Dancing with the Enemy
  • Published:
    Oct-2014
  • Formats:
    eBook
  • Main Genre:
    General Fiction
  • Pages:
    248
  • Purchase:
  • Share:
A Children's Novel of 36,000 Words: Written by a bestselling author this enormously gripping novel is set Jersey, during World War Two, when The Channel Islands were occupied by Germany. It is very much based on fact: All the buildings, streets, munitions and army terms are accurate, and all the incidents that take place in the novel are taken from incidents that actually happened during the war. After the first year of occupation the only resistance to the Germans came from the children of the island, indeed at one time the schools had to close because virtually all the teenage boys were locked up in the local prison…this is the basis for the story.
There are four main characters in the story, Rex, Sue, David and Marianne.

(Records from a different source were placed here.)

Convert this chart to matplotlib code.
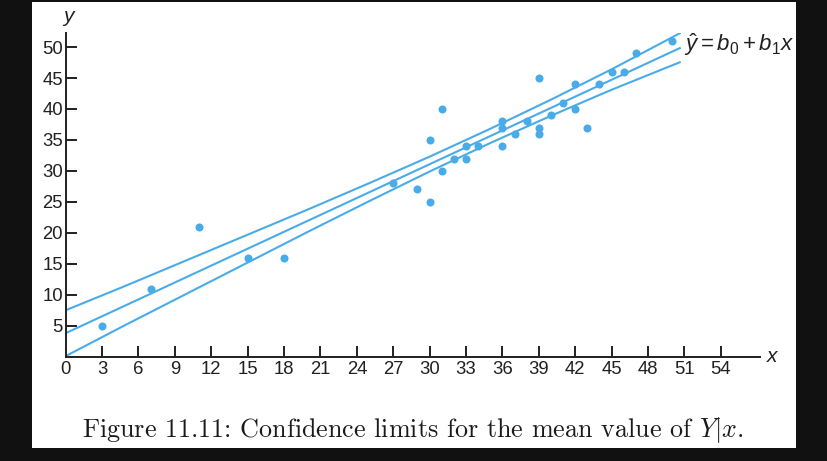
import matplotlib
matplotlib.use("Agg")
import matplotlib.pyplot as plt
from matplotlib.patches import Rectangle

# ---- data ----
x_vals = [3, 7, 11, 15, 18, 27, 29, 30, 30, 31, 31, 32, 33, 33, 34, 36, 36, 36,
          37, 38, 39, 39, 39, 40, 41, 42, 42, 43, 44, 45, 46, 47, 50]
y_vals = [5, 11, 21, 16, 16, 28, 27, 25, 35, 30, 40, 32, 34, 32, 34, 37, 38, 34,
          36, 38, 37, 36, 45, 39, 41, 40, 44, 37, 44, 46, 46, 49, 51]

fit_x = [0, 50.7]
fit_y = [3.8, 49.9]

band_x = [0, 5, 10, 15, 20, 25, 30, 35, 40, 45, 50.7]
upper_y = [7.5, 11.5, 15.6, 19.7, 23.8, 28.0, 32.3, 36.8, 41.5, 46.4, 52.3]
lower_y = [0.1, 5.2, 10.2, 15.2, 20.2, 25.1, 29.9, 34.5, 38.9, 43.1, 47.6]

x_ticks = [3, 6, 9, 12, 15, 18, 21, 24, 27, 30, 33, 36, 39, 42, 45, 48, 51, 54]
y_ticks = [5, 10, 15, 20, 25, 30, 35, 40, 45, 50]

caption = "Figure 11.11: Confidence limits for the mean value of $Y|x$."
eq_label = r"$\hat{y} = b_0 + b_1x$"

# ---- style ----
plt.rcParams['mathtext.fontset'] = 'custom'
plt.rcParams['mathtext.rm'] = 'Liberation Sans'
plt.rcParams['mathtext.it'] = 'Liberation Sans:italic'
BLUE = '#49ace8'
DARK = '#231f20'
W, H = 828, 461

fig = plt.figure(figsize=(W / 100, H / 100), dpi=100)
fig.patch.set_facecolor('#111111')
# white page
fig.add_artist(Rectangle((32 / W, 1 - 448 / H), (796 - 32) / W, (448 - 2) / H,
                         transform=fig.transFigure, facecolor='white',
                         edgecolor='none', zorder=0))

x0, y0 = 65.7, 356.7
x1, y1 = 760, 33
ax = fig.add_axes([x0 / W, 1 - y0 / H, (x1 - x0) / W, (y0 - y1) / H])
ax.set_facecolor('none')
ax.set_xlim(0, (x1 - x0) / 12.13)
ax.set_ylim(0, (y0 - y1) / 6.193)

for s in ['top', 'right']:
    ax.spines[s].set_visible(False)
for s in ['left', 'bottom']:
    ax.spines[s].set_color(DARK)
    ax.spines[s].set_linewidth(1.4)

ax.plot(band_x, upper_y, color=BLUE, lw=1.5, solid_capstyle='butt')
ax.plot(fit_x, fit_y, color=BLUE, lw=1.5, solid_capstyle='butt')
ax.plot(band_x, lower_y, color=BLUE, lw=1.5, solid_capstyle='butt')
ax.plot(x_vals, y_vals, 'o', color=BLUE, markersize=5.8, markeredgewidth=0, clip_on=False)

ax.set_xticks(x_ticks)
ax.set_xticklabels([str(v) for v in x_ticks])
ax.set_yticks(y_ticks)
ax.set_yticklabels([str(v) for v in y_ticks])
ax.tick_params(axis='both', direction='in', length=8, width=1.4, color=DARK,
               labelcolor=DARK, labelsize=13.3)
ax.tick_params(axis='x', pad=3)
ax.tick_params(axis='y', pad=2)
for lab in ax.get_xticklabels() + ax.get_yticklabels():
    lab.set_fontfamily('Liberation Sans')

# origin "0"
ax.text(0, -0.012, "0", transform=ax.get_xaxis_transform(), ha='center', va='top',
        fontsize=13.3, color=DARK, fontfamily='Liberation Sans')

# axis letters
fig.text(68 / W, 1 - 17 / H, "y", ha='center', va='center', fontsize=15,
         style='italic', color=DARK, fontfamily='Liberation Sans')
fig.text(772 / W, 1 - 356 / H, "x", ha='center', va='center', fontsize=15,
         style='italic', color=DARK, fontfamily='Liberation Sans')

# equation label
ax.text(50.95, fit_y[1] + 0.5, eq_label, ha='left', va='center', fontsize=16,
        color=DARK, math_fontfamily='custom')

# caption
fig.text(413 / W, 1 - 430 / H, caption, ha='center', va='center', fontsize=18.8,
         color='#1a1a1a', fontfamily='cmr10', math_fontfamily='cm')

fig.savefig('out.png', dpi=100, facecolor=fig.get_facecolor())
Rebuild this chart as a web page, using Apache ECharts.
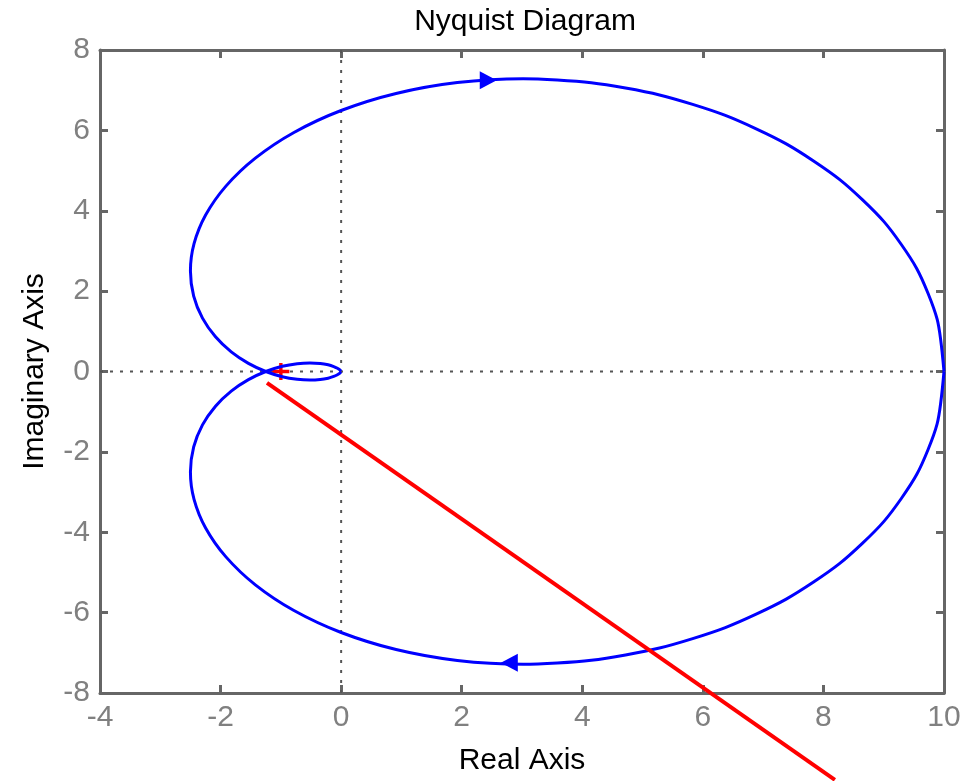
<!DOCTYPE html>
<html><head><meta charset="utf-8">
<script src="https://cdn.jsdelivr.net/npm/echarts@6/dist/echarts.min.js"></script>
<style>html,body{margin:0;padding:0;background:#fff}#c{width:966px;height:781px}</style>
</head><body><div id="c"></div>
<script>
// Positive-frequency branch (lower half + small loop)
const posRe = [10, 9.886, 9.549, 9.004, 8.271, 7.383, 6.373, 5.281, 4.149, 3.018, 1.927, 0.911, 0, -0.783, -1.423, -1.911, -2.248, -2.440, -2.5, -2.446, -2.300, -2.084, -1.823, -1.538, -1.25, -0.976, -0.729, -0.518, -0.346, -0.216, -0.123, -0.062, -0.026, -0.002, 0];
const posIm = [0, -1.302, -2.559, -3.729, -4.776, -5.665, -6.373, -6.882, -7.186, -7.286, -7.191, -6.919, -6.495, -5.948, -5.309, -4.613, -3.893, -3.180, -2.5, -1.877, -1.328, -0.863, -0.488, -0.202, 0, 0.129, 0.195, 0.214, 0.200, 0.166, 0.123, 0.080, 0.045, 0.006, 0];
// Negative-frequency branch (upper half + small loop)
const negRe = [10, 9.886, 9.549, 9.004, 8.271, 7.383, 6.373, 5.281, 4.149, 3.018, 1.927, 0.911, 0, -0.783, -1.423, -1.911, -2.248, -2.440, -2.5, -2.446, -2.300, -2.084, -1.823, -1.538, -1.25, -0.976, -0.729, -0.518, -0.346, -0.216, -0.123, -0.062, -0.026, -0.002, 0];
const negIm = [0, 1.302, 2.559, 3.729, 4.776, 5.665, 6.373, 6.882, 7.186, 7.286, 7.191, 6.919, 6.495, 5.948, 5.309, 4.613, 3.893, 3.180, 2.5, 1.877, 1.328, 0.863, 0.488, 0.202, 0, -0.129, -0.195, -0.214, -0.200, -0.166, -0.123, -0.080, -0.045, -0.006, 0];
// Direction arrows
const arrowUpper = [2.44, 7.25];
const arrowLower = [2.79, -7.25];
// Critical point
const critical = [-1, 0];
// Red annotation line
const redLine = [[-1.23, -0.285], [8.19, -10.16]];
// Axes
const xRange = [-4, 10];
const yRange = [-8, 8];
const tickStep = 2;

const zip = (a, b) => a.map((v, i) => [v, b[i]]);
const FONT = "'Liberation Sans', Arial, sans-serif";
const AX = '#666666';

const chart = echarts.init(document.getElementById('c'), null, {renderer: 'canvas'});
const axisCommon = {
  type: 'value', interval: tickStep,
  axisLine: {show: true, onZero: false, lineStyle: {color: AX, width: 3}},
  axisTick: {show: true, inside: true, length: 8, lineStyle: {color: AX, width: 3}},
  splitLine: {show: false}
};
chart.setOption({
  animation: false,
  backgroundColor: '#ffffff',
  title: {text: 'Nyquist Diagram', left: 520, textAlign: 'center', top: 2,
    textStyle: {fontFamily: FONT, fontSize: 30, fontWeight: 'normal', color: '#000'}},
  grid: {left: 100, right: 22, top: 50, bottom: 86},
  xAxis: [
    Object.assign({}, axisCommon, {min: xRange[0], max: xRange[1], position: 'bottom',
      name: 'Real Axis', nameLocation: 'middle', nameGap: 53,
      nameTextStyle: {fontFamily: FONT, fontSize: 30, color: '#000'},
      axisLabel: {fontFamily: FONT, fontSize: 30, color: '#808080', margin: 10}}),
    Object.assign({}, axisCommon, {min: xRange[0], max: xRange[1], position: 'top',
      axisLabel: {show: false}})
  ],
  yAxis: [
    Object.assign({}, axisCommon, {min: yRange[0], max: yRange[1], position: 'left',
      name: 'Imaginary Axis', nameLocation: 'middle', nameGap: 50,
      nameTextStyle: {fontFamily: FONT, fontSize: 30, color: '#000'},
      axisLabel: {fontFamily: FONT, fontSize: 30, color: '#808080', margin: 10}}),
    Object.assign({}, axisCommon, {min: yRange[0], max: yRange[1], position: 'right',
      axisLabel: {show: false}})
  ],
  series: [
    {type: 'line', data: [[0, yRange[0]], [0, yRange[1]]], symbol: 'none', silent: true, z: 1,
      lineStyle: {color: '#555', width: 2, type: [3, 7]}},
    {type: 'line', data: [[xRange[0], 0], [xRange[1], 0]], symbol: 'none', silent: true, z: 1,
      lineStyle: {color: '#555', width: 2, type: [3, 7]}},
    {type: 'scatter', data: [critical], z: 2, symbol: 'path://M4,0H6V4H10V6H6V10H4V6H0V4H4Z',
      symbolSize: 17, itemStyle: {color: '#ff0000', opacity: 1}},
    {type: 'line', data: zip(posRe, posIm), symbol: 'none', z: 3, smooth: 0.25,
      lineStyle: {color: '#0000ff', width: 3}},
    {type: 'line', data: zip(negRe, negIm), symbol: 'none', z: 3, smooth: 0.25,
      lineStyle: {color: '#0000ff', width: 3}},
    {type: 'scatter', z: 4, symbol: 'triangle', symbolSize: [18, 17],
      itemStyle: {color: '#0000ff', opacity: 1},
      data: [{value: arrowUpper, symbolRotate: -90}, {value: arrowLower, symbolRotate: 90}]},
    {type: 'line', data: redLine, symbol: 'none', clip: false, z: 10,
      lineStyle: {color: '#ff0000', width: 4}}
  ]
});
</script></body></html>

The first three are old friends, David and Sue are twins and Rex is their leader and Sue has a crush on Rex. Sue is very outspoken while David is a quiet follower of the others. Rex is the driving force, he leads the children of Jersey and is very brave, enjoying dangerous confrontations with the Germans. Marianne is the good girl of the school and very much a loner, she always obeys the teachers and the Germans and Rex finds himself having to act as her protector from the other children when they begin to view her as a traitor.

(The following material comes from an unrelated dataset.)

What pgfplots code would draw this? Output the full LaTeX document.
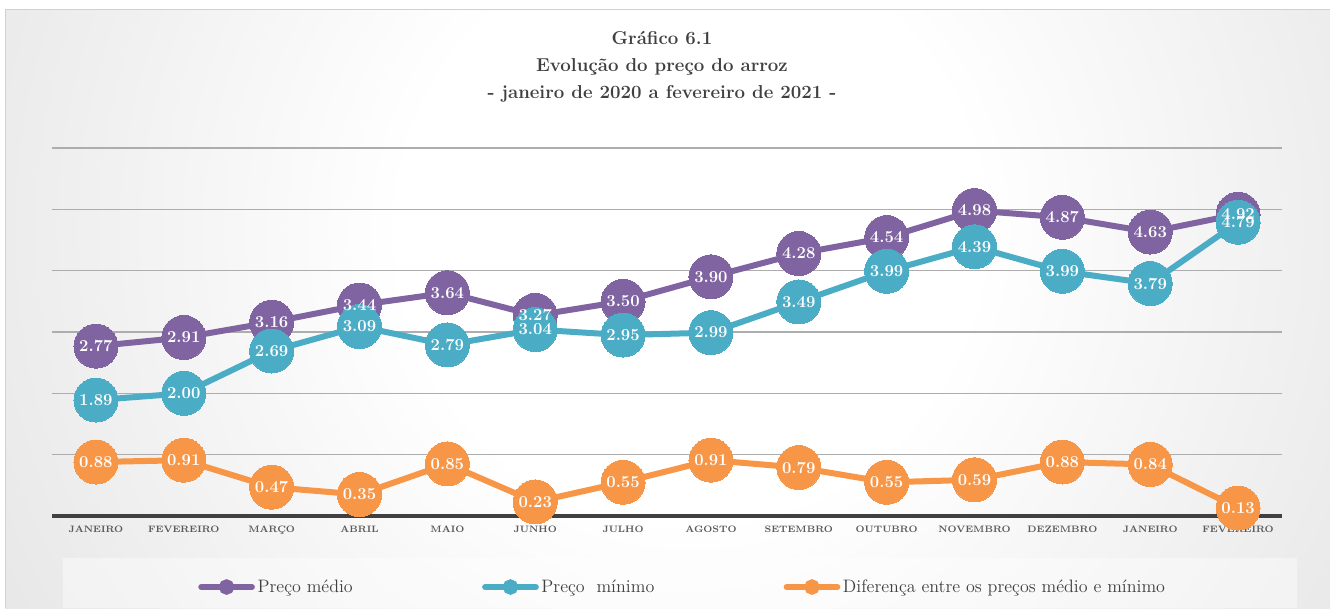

One night Rex finds out that Marianne is hiding a family of Jews in the hills and brings in the other two to help her. To their astonishment, the girl who spends her nights working in her father's hotel: Dancing With The Enemy, is her own one-woman resistance group, receiving orders from Britain. Sue is wildly jealous of Marianne's growing relationship with Rex but is forced to subdue it when they join forces. Rex's group, who, up till then, had merely crept around painting Victory Vs everywhere, now find themselves involved in a much more dangerous business: Smuggling fugitives, disarming mines and spying.

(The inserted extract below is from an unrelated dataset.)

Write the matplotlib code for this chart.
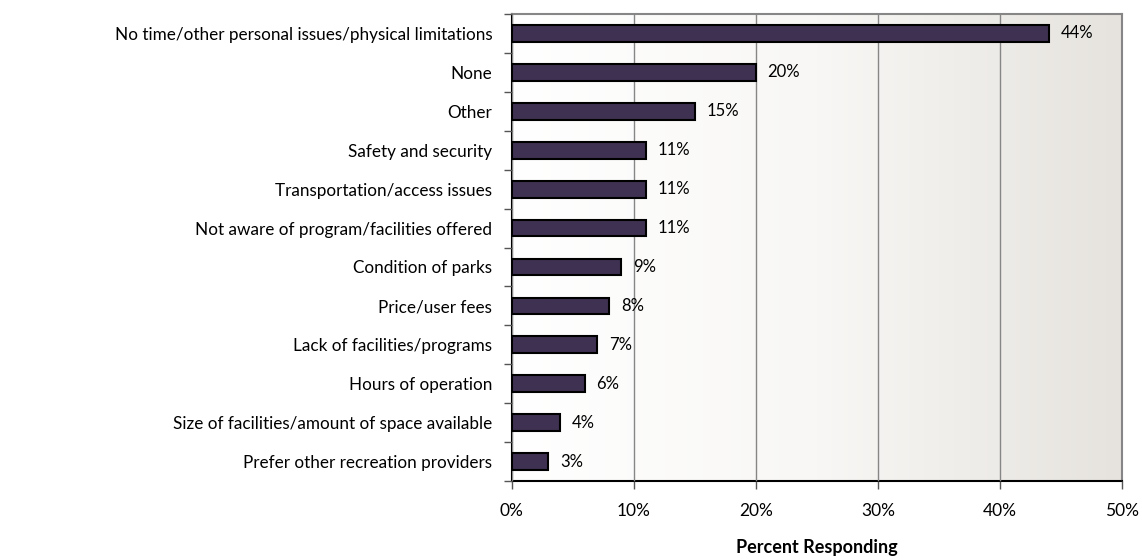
import numpy as np
import matplotlib.pyplot as plt
from matplotlib.colors import LinearSegmentedColormap

# Data
categories = ["No time/other personal issues/physical limitations", "None", "Other",
              "Safety and security", "Transportation/access issues",
              "Not aware of program/facilities offered", "Condition of parks",
              "Price/user fees", "Lack of facilities/programs", "Hours of operation",
              "Size of facilities/amount of space available",
              "Prefer other recreation providers"]
values = [44, 20, 15, 11, 11, 11, 9, 8, 7, 6, 4, 3]
xticks = [0, 10, 20, 30, 40, 50]

plt.rcParams['font.family'] = ['Lato', 'DejaVu Sans']

fig = plt.figure(figsize=(11.42, 5.6), dpi=100)
ax = fig.add_axes([0.448, 0.141, 0.5345, 0.834])

n = len(categories)
ypos = np.arange(n)[::-1]

# background gradient
cmap = LinearSegmentedColormap.from_list("bg", ["#ffffff", "#f8f7f5", "#e6e3de"])
grad = np.linspace(0, 1, 256).reshape(1, -1)
ax.imshow(grad, extent=[0, 50, -0.5, n - 0.5], aspect='auto', cmap=cmap, zorder=0)

ax.barh(ypos, values, height=0.43, color="#3f3151", edgecolor="black", linewidth=1.5, zorder=3)
for y, v in zip(ypos, values):
    ax.text(v + 0.95, y, f"{v}%", va='center', ha='left', fontsize=12, zorder=4)

ax.set_xlim(0, 50)
ax.set_ylim(-0.5, n - 0.5)
ax.set_xticks(xticks)
ax.set_xticklabels([f"{t}%" for t in xticks], fontsize=12.5)
ax.xaxis.grid(True, color="#868686", linewidth=1, zorder=1)
ax.set_axisbelow(False)
for gl in ax.get_xgridlines():
    gl.set_zorder(1)

ax.set_yticks(ypos)
ax.set_yticklabels(categories, fontsize=12.3)
ax.set_yticks(np.arange(-0.5, n, 1), minor=True)
ax.tick_params(axis='y', which='major', length=0, pad=14)
ax.tick_params(axis='y', which='minor', length=6, width=1, color='#555555')
ax.tick_params(axis='x', length=6, width=1, color='#555555', pad=10)

ax.spines['left'].set_color('black')
ax.spines['bottom'].set_color('black')
ax.spines['left'].set_linewidth(1.5)
ax.spines['bottom'].set_linewidth(1.5)
ax.spines['top'].set_color('#868686')
ax.spines['right'].set_color('#868686')
ax.spines['top'].set_linewidth(1.5)
ax.spines['right'].set_linewidth(1.5)

ax.set_xlabel("Percent Responding", fontsize=13, fontweight='bold', labelpad=14)

fig.savefig("out.png", dpi=100)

Marianne saves Sue when she falls into a Gestapo trap, then she and Rex are trapped themselves and Rex saves Marianne's life and in the process learns she is herself a Jewess and has spent some time in a concentration camp. Marianne gradually shows them how to fight the Germans and Rex begins to understand the commitment needed: When he asks her if she sleeps with the Germans, she tells him no but she will if it becomes necessary!
A high-ranking American officer crash lands on the island and the children have to hide him. the Germans take hostages, amongst them Rex and David, and promise to shoot them if the officer is not handed over.
The novel is full of action and emotion, but the story is about the realities of war: The sacrifices that have to be made. But it is not a sad book, it is full of the humour that dangerous situations bring and the accelerated relationships that take place in time of war.
The book ends on an upbeat note, leaving the way clear for a series of follow up novels.